We don’t like to wait.
Not in lines.
Not in pain.
Not in the middle of a promise that hasn’t come to pass.
But all throughout scripture,
waiting was never wasted.
It was where identity was clarified,
where strength was renewed,
where intimacy with God was deepened
in ways that speed would never allow.
Because waiting isn’t passive.
It’s positioned.
Waiting isn’t what happens when God forgets.
It’s what happens when God is forming.
Isaiah 40:31 says,
“But they that wait upon the Lord shall renew their strength;
they shall mount up with wings as eagles;
they shall run, and not be weary;
and they shall walk, and not faint.”
Notice it doesn’t say,
“They that wait for the breakthrough.”
Or, “They that wait for things to get better.”
No.
“They that wait upon the Lord.”
This kind of waiting isn’t about the outcome.
It’s about the presence.
Waiting well means
you don’t stop worshiping.
You don’t stop showing up.
You don’t stop serving with a heart that says,
“Even if the promise takes longer,
my posture will still honor You.”
Because the waiting is where your roots grow.

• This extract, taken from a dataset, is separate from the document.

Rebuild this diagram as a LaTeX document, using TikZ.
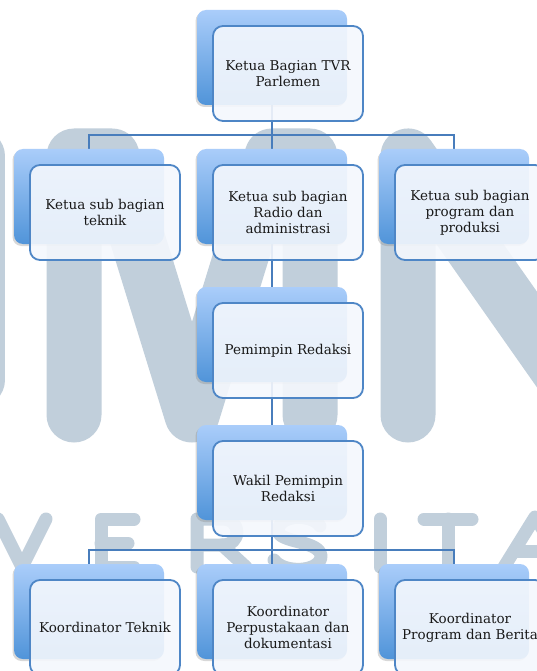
\documentclass[tikz,border=0pt]{standalone}
\usepackage{fontspec}
\setmainfont{DejaVu Serif}
\usetikzlibrary{shadows}
\pgfdeclarelayer{watermark}
\pgfdeclarelayer{links}
\pgfsetlayers{watermark,links,main}
\definecolor{boxtop}{RGB}{170,205,250}
\definecolor{boxbot}{RGB}{80,148,217}
\definecolor{boxline}{RGB}{78,134,198}
\definecolor{linkblue}{RGB}{72,125,188}
\definecolor{wmgray}{RGB}{193,207,219}
\definecolor{frontfill}{RGB}{245,248,253}

\begin{document}
\begin{tikzpicture}[x=1pt, y=-1pt,
  every node/.style={font=\fontsize{13.5}{16}\selectfont, text=black!90},
  backbox/.style={minimum width=150pt, minimum height=95pt, rounded corners=9pt,
    top color=boxtop, bottom color=boxbot, draw=none,
    drop shadow={shadow xshift=-1.5pt, shadow yshift=-2pt, opacity=0.3}},
  frontbox/.style={minimum width=150pt, minimum height=95pt, rounded corners=10pt,
    draw=boxline, line width=1.8pt, fill=frontfill, fill opacity=0.9,
    text opacity=1, align=center},
  link/.style={draw=linkblue, line width=1.8pt},
  wmbig/.style={draw=wmgray, line width=55pt, line cap=round, line join=round},
  wmsmall/.style={draw=wmgray, line width=13pt, line cap=round, line join=round}]
  \useasboundingbox (0,0) rectangle (537,671);

  \begin{pgfonlayer}{watermark}
    \fill[white] (0,0) rectangle (537,671);
    % Big letters behind the chart
    \draw[wmbig] (-23,156) -- (-23,380);
    \draw[wmbig] (74,415) -- (74,156) -- (112,156) -- (192,415) -- (272,156) -- (310,156) -- (310,415);
    \draw[wmbig] (408,415) -- (408,156) -- (590,415) -- (590,156);
    % Second row of letters
    \draw[wmsmall] (-2,519) -- (22,567) -- (46,519);
    \draw[wmsmall] (134,519) -- (101,519) -- (101,567) -- (134,567);
    \draw[wmsmall] (101,543) -- (128,543);
    \draw[wmsmall] (197,567) -- (197,519) -- (222,519)
      .. controls (242,519) and (242,545) .. (222,545) -- (197,545);
    \draw[wmsmall] (222,545) -- (246,567);
    \draw[wmsmall] (320,526)
      .. controls (312,514) and (280,514) .. (278,530)
      .. controls (277,543) and (320,540) .. (321,556)
      .. controls (321,572) and (284,574) .. (274,560);
    \draw[wmsmall] (380,519) -- (380,567);
    \draw[wmsmall] (424,519) -- (472,519);
    \draw[wmsmall] (448,519) -- (448,567);
    \draw[wmsmall] (504,567) -- (535,517) -- (566,567);
    \draw[wmsmall] (517,551) -- (553,551);
  \end{pgfonlayer}

  % Blue boxes at the back
  \foreach \name/\x/\y in {top/272/57.5, subA/89/196.5, subB/272/196.5, subC/454/196.5,
      pemred/272/334.5, wakil/272/472.5, korA/89/611.5, korB/272/611.5, korC/454/611.5} {
    \node[backbox] (\name) at (\x,\y) {};
  }
  % White boxes with the texts
  \foreach \name/\txt in {top/{Ketua Bagian TVR\\Parlemen},
      subA/{Ketua sub bagian\\teknik},
      subB/{Ketua sub bagian\\Radio dan\\administrasi},
      subC/{Ketua sub bagian\\program dan\\produksi},
      pemred/{Pemimpin Redaksi},
      wakil/{Wakil Pemimpin\\Redaksi},
      korA/{Koordinator Teknik},
      korB/{Koordinator\\Perpustakaan dan\\dokumentasi},
      korC/{Koordinator\\Program dan Berita}} {
    \node[frontbox] (\name-f) at ([shift={(16,16)}]\name.center) {\txt};
  }

  \begin{pgfonlayer}{links}
    % Connectors
    \draw[link] (top.south) -- (subB.north);
    \draw[link] (subA.north) -- ++(0,-14) -| (subC.north);
    \draw[link] (subB.south) -- (pemred.north);
    \draw[link] (pemred.south) -- (wakil.north);
    \draw[link] (wakil.south) -- (korB.north);
    \draw[link] (korA.north) -- ++(0,-14) -| (korC.north);
  \end{pgfonlayer}
\end{tikzpicture}
\end{document}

It’s where your motives get purified.
It’s where your ears start to tune in
to the whisper you missed in the whirlwind.
Jesus waited too.
Thirty years before He preached one sermon.
Forty days in the wilderness before one miracle.
Three days in a tomb before resurrection.
He knows the ache of “not yet.”
He knows what it means to carry holy weight
before the world ever sees your assignment.
So let your wait worship.
Let your wait witness.
Let your wait be warfare.
Because when you wait with God,
you’re never standing still.
You’re being strengthened,
refined,
anchored.
And when the door opens
you’ll walk through it ready.
Whole.
Steady.
And deeply, completely His.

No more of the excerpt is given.